Description of Progressive Short Sighntedness - Myopia

Myopia or short sight usually comes on in the early teenage years as the body starts to grow and involves an increase in the growth of the length of the eyeball. This progressive growth of the eyeball continues until all physical growth stops and is usually completed in the early twenties. For this reason, laser surgery to correct myopia is not advisable until this progressive stage is completed.

Symptoms of Progressive Short Sighntedness - Myopia

The term "short sight" means that objects can be seen clearly at short distances and distant objects become blurred. As this condition usually starts in the early teens, difficulty seeing the blackboard in school from the back of the class or squinting of the eyes to see the TV more clearly are some of the common signs of early myopia which becomes worse as it progresses into early adult life.

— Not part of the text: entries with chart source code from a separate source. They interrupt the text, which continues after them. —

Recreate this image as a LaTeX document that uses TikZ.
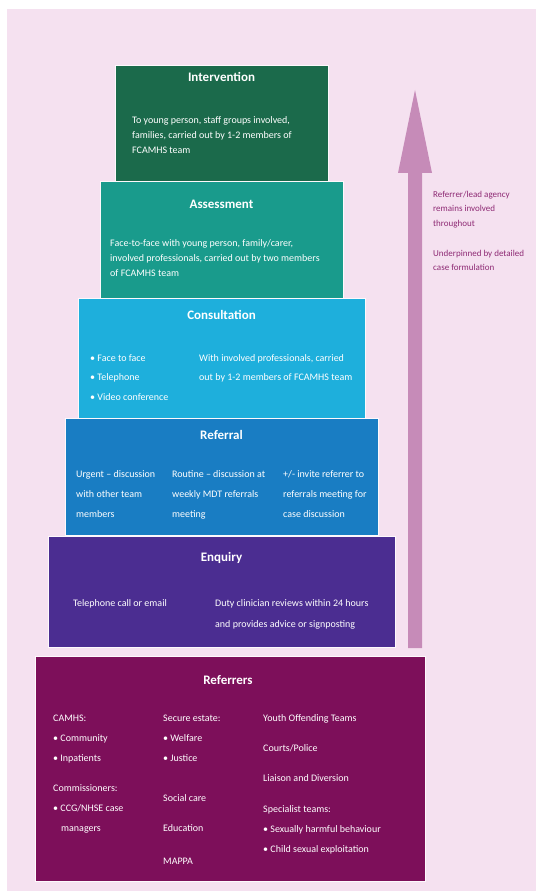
\documentclass[tikz,border=0pt]{standalone}
\usepackage{fontspec}
\setmainfont{Carlito}
\definecolor{bgpink}{RGB}{245,225,240}
\definecolor{cInt}{RGB}{27,106,75}
\definecolor{cAss}{RGB}{25,155,140}
\definecolor{cCon}{RGB}{30,175,220}
\definecolor{cRef}{RGB}{25,125,195}
\definecolor{cEnq}{RGB}{75,45,145}
\definecolor{cRfr}{RGB}{125,15,90}
\definecolor{cArrow}{RGB}{198,139,184}
\definecolor{cNote}{RGB}{142,42,116}
\tikzset{
  tier/.style={anchor=north west, draw=white!80!bgpink, line width=0.8pt, inner sep=0pt},
  ttl/.style={text=white, font=\bfseries\fontsize{13}{15}\selectfont, anchor=base},
  ln/.style={text=white, font=\fontsize{10}{12}\selectfont, anchor=base west, inner sep=0pt},
  note/.style={text=cNote, font=\fontsize{9}{11}\selectfont, anchor=base west, inner sep=0pt}
}
\begin{document}
\begin{tikzpicture}[x=1pt,y=-1pt]
\useasboundingbox (0,0) rectangle (536,893);
\fill[white] (0,0) rectangle (536,893);
\fill[bgpink] (7,9) rectangle (536,891);

% arrow
\fill[cArrow] (408,648) -- (408,173) -- (398,173) -- (415,90) -- (432,173) -- (422,173) -- (422,648) -- cycle;
\node[note] (n1) at (433,198) {Referrer/lead agency};
\node[note] (n2) at (433,212) {remains involved};
\node[note] (n3) at (433,226) {throughout};
\node[note] (n4) at (433,256) {Underpinned by detailed};
\node[note] (n5) at (433,270) {case formulation};

% tiers
\node[tier, fill=cInt, minimum width=213, minimum height=116] (interv) at (115,65) {};
\node[tier, fill=cAss, minimum width=243, minimum height=117] (assess) at (100,181) {};
\node[tier, fill=cCon, minimum width=287, minimum height=120] (consult) at (78,298) {};
\node[tier, fill=cRef, minimum width=313, minimum height=117] (referral) at (65,418) {};
\node[tier, fill=cEnq, minimum width=347, minimum height=111] (enquiry) at (48,536) {};
\node[tier, fill=cRfr, minimum width=390, minimum height=225] (referrers) at (35,656) {};

% Intervention
\node[ttl] (tInt) at (221.5,82) {Intervention};
\node[ln] (i1) at (132,124) {To young person, staff groups involved,};
\node[ln] (i2) at (132,139) {families, carried out by 1-2 members of};
\node[ln] (i3) at (132,154) {FCAMHS team};

% Assessment
\node[ttl] (tAss) at (221.5,209) {Assessment};
\node[ln] (a1) at (110,246) {Face-to-face with young person, family/carer,};
\node[ln] (a2) at (110,261) {involved professionals, carried out by two members};
\node[ln] (a3) at (110,276) {of FCAMHS team};

% Consultation
\node[ttl] (tCon) at (221.5,319) {Consultation};
\node[ln] (c1) at (90,361) {\textbullet\ Face to face};
\node[ln] (c2) at (90,380) {\textbullet\ Telephone};
\node[ln] (c3) at (90,400) {\textbullet\ Video conference};
\node[ln] (c4) at (199,361) {With involved professionals, carried};
\node[ln] (c5) at (199,380) {out by 1-2 members of FCAMHS team};

% Referral
\node[ttl] (tRef) at (221.5,439) {Referral};
\node[ln] (r1) at (76,477) {Urgent -- discussion};
\node[ln] (r2) at (76,497) {with other team};
\node[ln] (r3) at (76,517) {members};
\node[ln] (r4) at (172,477) {Routine -- discussion at};
\node[ln] (r5) at (172,497) {weekly MDT referrals};
\node[ln] (r6) at (172,517) {meeting};
\node[ln] (r7) at (283,477) {+/- invite referrer to};
\node[ln] (r8) at (283,497) {referrals meeting for};
\node[ln] (r9) at (283,517) {case discussion};

% Enquiry
\node[ttl] (tEnq) at (221.5,561) {Enquiry};
\node[ln] (e1) at (73,606) {Telephone call or email};
\node[ln] (e2) at (215,606) {Duty clinician reviews within 24 hours};
\node[ln] (e3) at (215,627) {and provides advice or signposting};

% Referrers
\node[ttl] (tRfr) at (228,684) {Referrers};
\node[ln] (f1) at (53,721) {CAMHS:};
\node[ln] (f2) at (53,741) {\textbullet\ Community};
\node[ln] (f3) at (53,761) {\textbullet\ Inpatients};
\node[ln] (f4) at (53,791) {Commissioners:};
\node[ln] (f5) at (53,811) {\textbullet\ CCG/NHSE case};
\node[ln] (f6) at (61,831) {managers};
\node[ln] (g1) at (163,721) {Secure estate:};
\node[ln] (g2) at (163,741) {\textbullet\ Welfare};
\node[ln] (g3) at (163,761) {\textbullet\ Justice};
\node[ln] (g4) at (163,801) {Social care};
\node[ln] (g5) at (163,831) {Education};
\node[ln] (g6) at (163,864) {MAPPA};
\node[ln] (h1) at (263,721) {Youth Offending Teams};
\node[ln] (h2) at (263,751) {Courts/Police};
\node[ln] (h3) at (263,781) {Liaison and Diversion};
\node[ln] (h4) at (263,812) {Specialist teams:};
\node[ln] (h5) at (263,832) {\textbullet\ Sexually harmful behaviour};
\node[ln] (h6) at (263,852) {\textbullet\ Child sexual exploitation};
\end{tikzpicture}
\end{document}
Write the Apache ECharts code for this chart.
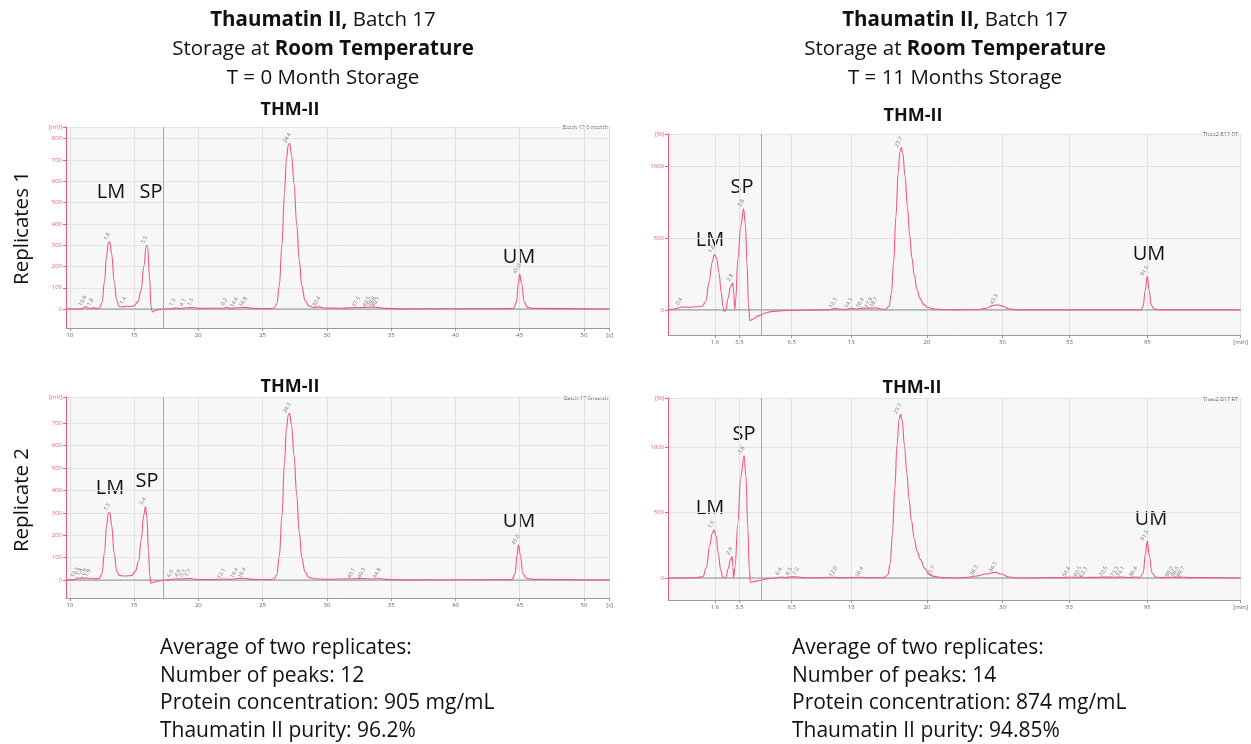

Treatment of Progressive Short Sighntedness - Myopia

It is strongly recommended that parents and teachers of adolescent children watch out for the symptoms and signs outlined above. If observed, children with suspected myopia should be immediately referred to an optometrist or ophthalmologist, where following a sight test, appropriate glasses can be prescribed. Failure to do this can lead to persistent headaches and serious eye strain with resultant difficulties in educational achievement. In the progressive form of myopia where new glasses of greater strength must frequently be prescribed, gas permeable contact lenses are recommended and these can slow down the progression if worn daily. Recently, more sophisticated contact lenses made from newer plastic materials have been developed. Specially fitted to the eyes, these lenses can be worn while asleep and can reverse the myopia allowing normal unassisted vision during waking hours. Known as Orthokeratology, this has been done in the US for a number of years and is more recently available in Ireland.